1 Year After the Election, How Biden's Popularity Stacks Up Against Trump's

A year after the Presidential election, President Joe Biden remains more popular than former President Donald Trump, but only by a small margin.

Biden entered office with significantly higher ratings than Trump, but the president has faced drops in popularity toward the end of his first year in office. Predominantly being fueled by the chaotic withdrawal from Afghanistan and ongoing COVID-19 pandemic, Trump has taken advantage of the problems plaguing the Biden administration to boost support for Republicans and boast about his time in office.

Recent polls put Trump's and Biden's favorability ratings within 2 to 4 percentage points of each other, although Biden's regularly had the higher of the two. An NBC News poll released on Sunday found 40 percent of the 1,000 people surveyed had a positive view of Biden and 38 percent had a positive view of Trump.

That same two-point gap was found in a Morning Consult poll released days earlier, although it showed voters had a more positive view of the two men, giving Biden a 46 percent favorability rating and Trump a 44 percent favorability rating.

Biden and Trump had nearly equal support from members of their own party and negative views from members of the opposite party. Trump's supporters had a slightly more positive view of him than Biden's voters did of the president and independents were nearly evenly split, going for Biden by two points.

trump biden poll popularity
Former President Donald Trump and President Joe Biden have similar favorability ratings, although Biden is often the more popular of the two. This combination of pictures created on September 28, 2020, shows Biden speaking at a "Build Back Better" Clean Energy event on July 14, 2020, in Wilmington, Delaware, and Trump speaking to the press outside the White House on September 24, 2020. OLIVIER DOULIERY,MANDEL NGAN/AFP/Getty Images

While some thought Trump being kicked off social media would force the former president into the background, he's kept up a continual presence by way of rallies and emailed statements. The bulk of those statements involve criticism of the Biden administration, which Trump sees as dismantling the progress his administration made.
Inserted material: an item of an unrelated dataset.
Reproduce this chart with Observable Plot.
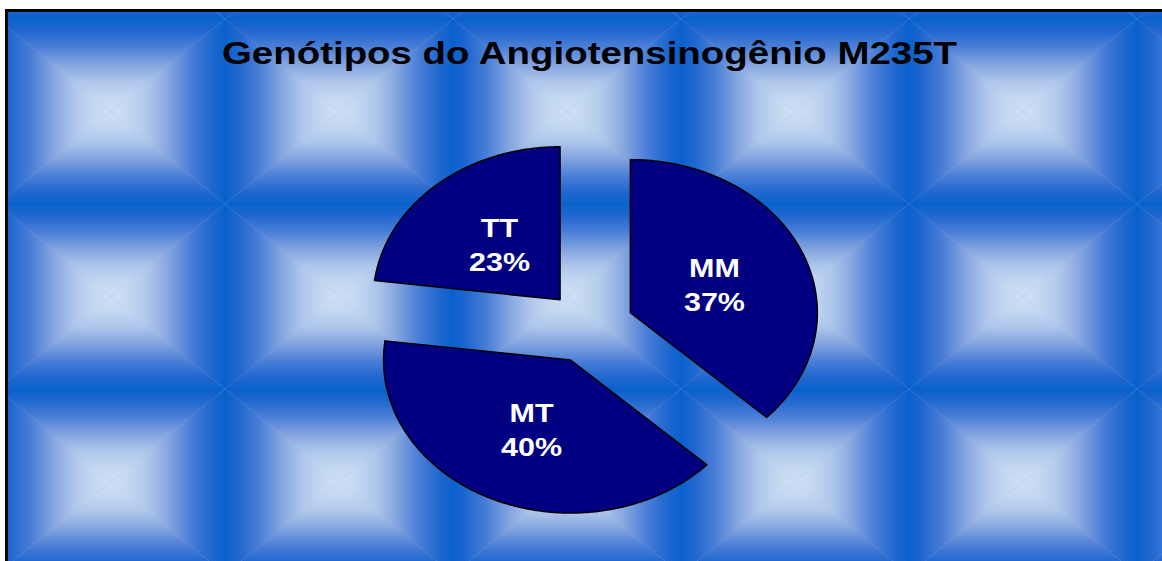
<!DOCTYPE html>
<html>
<head>
<meta charset="utf-8">
<script src="https://cdn.jsdelivr.net/npm/d3@7"></script>
<script src="https://cdn.jsdelivr.net/npm/@observablehq/plot@0.6"></script>
<style>
  body { margin: 0; background: #fff; }
  #chart svg { display: block; }
</style>
</head>
<body>
<div id="chart"></div>
<script>
// ---- data ----
const title = "Genótipos do Angiotensinogênio M235T";
const genotypes = ["MM", "MT", "TT"];
const percents = [37, 40, 23];

// ---- layout constants (styling only) ----
const explode = 0.238;      // slice offset, in radius units
const labelRadius = 0.49;   // label distance from slice apex, in radius units
const W = 1162, H = 561;

const pie = d3.pie().sort(null).value(d => d.value);
const arcs = pie(genotypes.map((g, i) => ({genotype: g, value: percents[i]})));

const slicePoints = [];
const labelPoints = [];
arcs.forEach(a => {
  const mid = (a.startAngle + a.endAngle) / 2;
  const ox = explode * Math.sin(mid), oy = explode * Math.cos(mid);
  const g = a.data.genotype;
  slicePoints.push({g, x: ox, y: oy});
  const n = Math.ceil((a.endAngle - a.startAngle) / (Math.PI / 360));
  for (let k = 0; k <= n; k++) {
    const t = a.startAngle + (a.endAngle - a.startAngle) * k / n;
    slicePoints.push({g, x: ox + Math.sin(t), y: oy + Math.cos(t)});
  }
  slicePoints.push({g, x: ox, y: oy});
  const r = explode + labelRadius;
  labelPoints.push({text: `${g}\n${a.data.value}%`, x: r * Math.sin(mid), y: r * Math.cos(mid)});
});

// ---- tiled "pillow" background + frame ----
function background(index, scales, values, dims) {
  const w = dims.width, h = dims.height;
  const g = d3.create("svg:g");
  const defs = g.append("defs");
  const stops = [
    [0, "#0a61cc"], [0.12, "#1f67cf"], [0.3, "#4a7ed7"], [0.5, "#86a6e0"],
    [0.68, "#afc7eb"], [0.85, "#c4d8f1"], [1, "#cde0f5"]
  ];
  const dirs = {top: [0, 0, 0, 1], bottom: [0, 1, 0, 0], left: [0, 0, 1, 0], right: [1, 0, 0, 0]};
  for (const [k, [x1, y1, x2, y2]] of Object.entries(dirs)) {
    const lg = defs.append("linearGradient").attr("id", "bg-" + k)
      .attr("x1", x1).attr("y1", y1).attr("x2", x2).attr("y2", y2);
    stops.forEach(([o, c]) => lg.append("stop").attr("offset", o).attr("stop-color", c));
  }
  const tw = 228, th = 185;
  const pat = defs.append("pattern").attr("id", "bg-tile")
    .attr("patternUnits", "userSpaceOnUse")
    .attr("x", -3).attr("y", 19).attr("width", tw).attr("height", th);
  pat.append("rect").attr("width", tw).attr("height", th).attr("fill", "#8aa9e0");
  const cx = tw / 2, cy = th / 2;
  const tris = {
    top: [[0, 0], [tw, 0], [cx, cy]],
    bottom: [[0, th], [tw, th], [cx, cy]],
    left: [[0, 0], [0, th], [cx, cy]],
    right: [[tw, 0], [tw, th], [cx, cy]]
  };
  for (const [k, pts] of Object.entries(tris)) {
    pat.append("polygon").attr("points", pts.map(p => p.join(",")).join(" "))
      .attr("fill", `url(#bg-${k})`);
  }
  g.append("rect").attr("x", 8).attr("y", 12).attr("width", w - 8).attr("height", h - 12)
    .attr("fill", "url(#bg-tile)");
  g.append("path").attr("d", `M6.5,${h}V10.5H${w}`)
    .attr("fill", "none").attr("stroke", "#000").attr("stroke-width", 3);
  return g.node();
}

const font = "'Liberation Sans', Arial, Helvetica, sans-serif";

const chart = Plot.plot({
  width: W,
  height: H,
  marginLeft: 402,
  marginRight: 386,
  marginTop: 173.6,
  marginBottom: 81.4,
  style: {fontFamily: font, background: "white"},
  x: {domain: [-1, 1], axis: null},
  y: {domain: [-1, 1], axis: null},
  marks: [
    background,
    Plot.line(slicePoints, {
      x: "x", y: "y", z: "g",
      fill: "#000080", stroke: "#000", strokeWidth: 1.5, curve: "linear"
    }),
    Plot.text(labelPoints, {
      x: "x", y: "y", text: "text",
      fill: "white", fontSize: 25, fontWeight: "bold",
      lineHeight: 1.36, lineAnchor: "middle", textAnchor: "middle",
      className: "slice-labels"
    }),
    Plot.text([title], {
      text: d => d, frameAnchor: "top", dy: -110.6, lineAnchor: "bottom",
      fontSize: 31, fontWeight: "bold", fill: "black",
      className: "chart-title"
    })
  ]
});

document.getElementById("chart").append(chart);

// horizontal stretch of text, as in the reference image
function stretch(sel, s) {
  chart.querySelectorAll(sel).forEach(t => {
    const b = t.getBBox();
    const c = b.x + b.width / 2;
    const tr = t.getAttribute("transform") || "";
    t.setAttribute("transform", `${tr} translate(${c},0) scale(${s},1) translate(${-c},0)`.trim());
  });
}
stretch('.chart-title text', 1.24);
stretch('.slice-labels text', 1.22);
</script>
</body>
</html>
It's unlikely that Trump's statements are going to persuade Democrats to vote for Republicans in the midterms or a Republican president in 2024, but Biden's falling appeal is raising concerns that the GOP could take back Congress in 2022. History bodes well for Republicans in 2022, as the president's party often loses seats in the midterms, and they only need to flip six seats in the House and one seat in the Senate.

With midterms being a referendum on the president, Biden's low polling numbers among independents could make all the difference in close elections.

A YouGov poll from the end of October still showed Biden and Trump had similar favorability ratings but gave Biden a greater margin of four points. The YouGov poll also found Democrats viewed Biden more positively than Republicans viewed Trump, although each man's supporters had nearly equal views of them.

While polling isn't always indicative of how elections will turn out, Tuesday's election results in Virginia are a warning sign to Democrats that a referendum on Biden may not end well for them. Republicans swept the elections in Virginia, a state that had been trending blue, indicating that anti-Trump messaging may not be as effective as it was in 2020.

There's still a good amount of time between now and the midterms, so Biden has a chance to increase his standing with voters, especially if Democrats pass key measures of his campaign.